In April, a French news magazine published a letter signed by over 1,200 military personnel, among them 20 prominent retired generals, warning that radical ideologies and religious extremism could cause a civil war and the disintegration of France. In a new letter last Sunday, servicemen again warned of a civil war danger and urged Paris to act.
A group of retired French police officers has issued a new open letter to President Emmanuel Macron, Prime Minister Jean Castex, and the French Senate demanding safety for law enforcement and security for the citizens of France in general.
The petition, published on MesOpinions.com, a French petitions and surveys portal, was penned by 93 retired police officers, and solemnly asks the government “to do everything possible to put an end to the extremely serious situation that France is going through in matters of security and public tranquility.”
Signed by over 36,000 people, the petition suggests that the authority of the French state is being “undermined by violent minorities,” and that there are “lost territories” in France in which the laws of the Republic no longer apply.
“The police and gendarmes are the peacekeepers and protectors of our institutions. They are the keystone of all of our freedoms. Without security, there are no freedoms,” the appeal argues.
“Open attacks on police stations by hordes of armed and hooded individuals are spreading across our nation with impunity, violence against individuals spreads even into the privacy of family residences, and the only response to these crimes against law enforcement consists of compassionate incantations which have no effect on the daily life of the French people,” the appeal suggests.

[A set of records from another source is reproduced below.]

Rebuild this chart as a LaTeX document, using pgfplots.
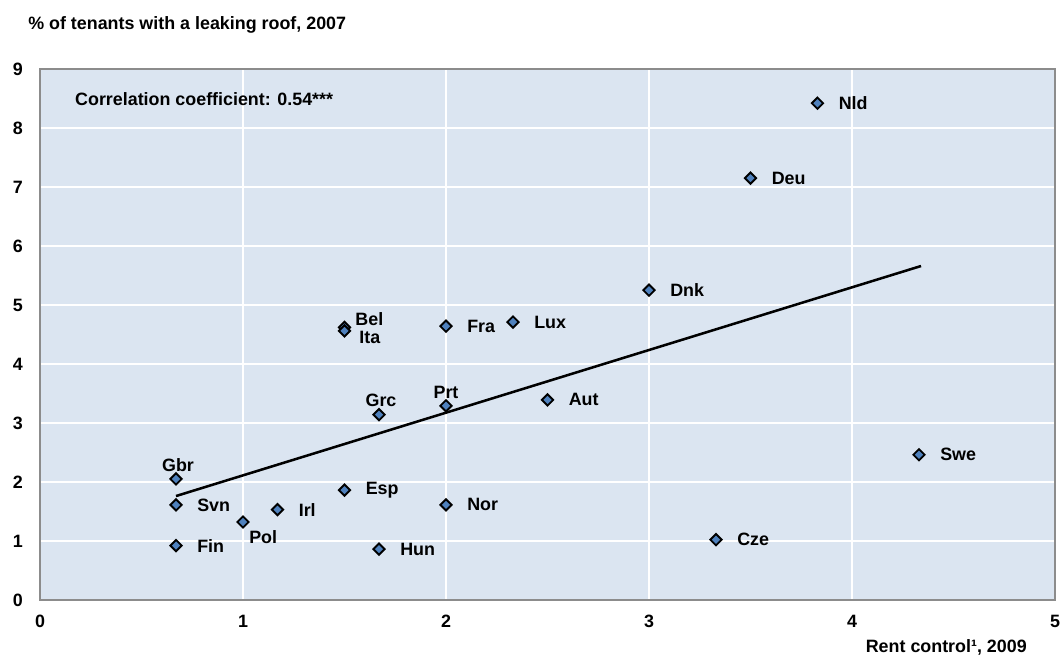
\documentclass[border=0pt]{standalone}
\usepackage{pgfplots}
\pgfplotsset{compat=1.18}
\usepackage{fontspec}
\setmainfont{Liberation Sans}
\definecolor{bgc}{HTML}{DBE5F1}
\definecolor{mk}{HTML}{4F81BD}
\newcommand{\lab}{\fontsize{13.4}{15}\selectfont\bfseries}
\begin{document}
\begin{tikzpicture}
\begin{axis}[
  scale only axis, width=761pt, height=398pt,
  xmin=0, xmax=5, ymin=0, ymax=9,
  xtick={0,1,2,3,4,5}, ytick={0,1,2,3,4,5,6,7,8,9},
  axis background/.style={fill=bgc},
  grid=major, grid style={white, line width=1.5pt},
  axis line style={draw=gray!90, line width=1.5pt},
  tick style={draw=none},
  /pgf/number format/assume math mode=true,
  ticklabel style={font=\fontsize{13.4}{15}\selectfont\bfseries, inner sep=0pt},
  xticklabel style={yshift=-11.5pt},
  yticklabel style={xshift=-12.75pt},
  clip=false,
]
\addplot[black, line width=1.9pt] coordinates {(0.67,1.76) (4.34,5.66)};
\addplot[only marks, mark=square*, mark size=3.0pt,
  mark options={rotate=45, fill=mk, draw=black, line width=1.4pt}] table {
x y
3.83 8.42
3.50 7.15
3.00 5.25
1.50 4.62
1.50 4.56
2.00 4.64
2.33 4.71
1.67 3.14
2.00 3.29
2.50 3.39
4.33 2.46
0.67 2.05
0.67 1.61
1.17 1.53
1.00 1.32
0.67 0.92
1.50 1.86
2.00 1.61
1.67 0.86
3.33 1.02
};
\begin{scope}[every node/.style={font=\lab, inner sep=0pt, anchor=west, xshift=15.75pt}]
\node at (axis cs:3.83,8.42) {Nld};
\node at (axis cs:3.50,7.15) {Deu};
\node at (axis cs:3.00,5.25) {Dnk};
\node at (axis cs:2.00,4.64) {Fra};
\node at (axis cs:2.33,4.71) {Lux};
\node at (axis cs:2.50,3.39) {Aut};
\node at (axis cs:4.33,2.46) {Swe};
\node at (axis cs:0.67,1.61) {Svn};
\node at (axis cs:1.17,1.53) {Irl};
\node at (axis cs:0.67,0.92) {Fin};
\node at (axis cs:1.50,1.86) {Esp};
\node at (axis cs:2.00,1.61) {Nor};
\node at (axis cs:1.67,0.86) {Hun};
\node at (axis cs:3.33,1.02) {Cze};
\end{scope}
\begin{scope}[every node/.style={font=\lab, inner sep=0pt}]
\node[anchor=west, xshift=8pt, yshift=6pt] at (axis cs:1.50,4.62) {Bel};
\node[anchor=west, xshift=11pt, yshift=-5pt] at (axis cs:1.50,4.56) {Ita};
\node[anchor=center, xshift=1.5pt, yshift=10.5pt] at (axis cs:1.67,3.14) {Grc};
\node[anchor=center, yshift=10pt] at (axis cs:2.00,3.29) {Prt};
\node[anchor=center, xshift=1.5pt, yshift=10pt] at (axis cs:0.67,2.05) {Gbr};
\node[anchor=west, xshift=4.5pt, yshift=-11pt] at (axis cs:1.00,1.32) {Pol};
\node[anchor=west] at (axis cs:0.172,8.49) {Correlation coefficient: 0.54***};
\node[anchor=west] at ([xshift=-9pt, yshift=33pt]rel axis cs:0,1) {\% of tenants with a leaking roof, 2007};
\node[anchor=east] at ([xshift=-21pt, yshift=-36pt]rel axis cs:1,0) {Rent control¹, 2009};
\end{scope}
\end{axis}
\path[use as bounding box] (-30pt,-44.25pt) rectangle (767pt,449.75pt);
\end{tikzpicture}
\end{document}
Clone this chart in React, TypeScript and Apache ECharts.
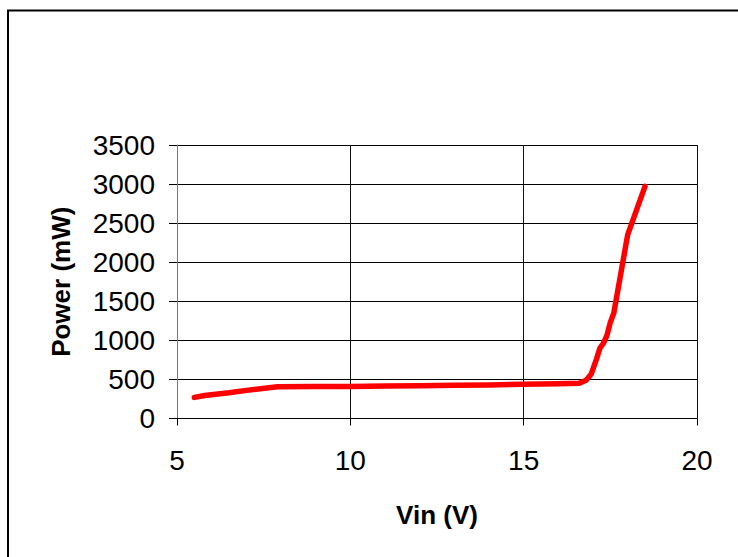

The letter demands that police be equipped “materially, morally, and legally” to enable them to carry out their duties without having to risk their lives “on every street corner,” and complains that today, law enforcement is facing pressure not just from criminals, but from part of the population, some politicians, their top brass, magistrates, and prefects. It calls for a reform of the legal system to ensure that sentences coincide with the seriousness of crimes committed.“The emergency also requires controlling illegal immigration, which plagues many neighbourhoods and contributes to fuelling disorder and delinquency,” the letter argues.
“It is time to take effective action to reclaim our own country and restore state authority wherever it fails. It is time to ensure that France’s values are respected and to no longer accept the unacceptable. It is time to react,” the letter says. “France must not fall into chaos…We hope that our call for a national surge will be heard by public authorities, and we join our voices to those of our military comrades, who spoke first,” it concludes.The new appeal follows a letter published by Valeurs Actuelles on Sunday from active-duty French military officers expressing support for the 21 April letter by a 1,200+ strong group of current and former military officers, including 20 retired generals, warning that France was “in peril” from “several mortal dangers facing her.”
The original letter suggested that the country was at risk of a “racial war” and claimed there were elements in French society who “despise our country, its traditions, its culture, and want to see it dissolve by tearing away at its past and its history.” It went on to warn that “Islamism and the suburban hordes” had caused parts of France to effectively detach from French jurisdiction and to be subjected “to dogmas that are contrary to our constitution.” The appeal threatened that if nothing was done, the military would intervene “to protect our civilisational values and safeguard our compatriots.”
The new letter by the military similarly warned that a “civil war” was “brewing in France” and that the authorities were aware of it.
Harris Interactive-LCI opinion polling found that 58 percent of Frenchmen and women expressed support for the letter, with 86 percent agreeing that some cities had areas where French law does not apply, and 73 percent agreeing that French society was disintegrating.
However, the French military’s top brass has rejected the “brewing civil war” claims, while Interior Minister Gerald Darmanin scoffed at the growing number of signatories to the second military letter, calling the appeal “not serious.” French Army Chief of Staff Gen. Francois Lecointre hinted this week that those active duty soldiers who signed the new appeal should resign. The military also previously threatened to “sanction” troops who signed the original letter.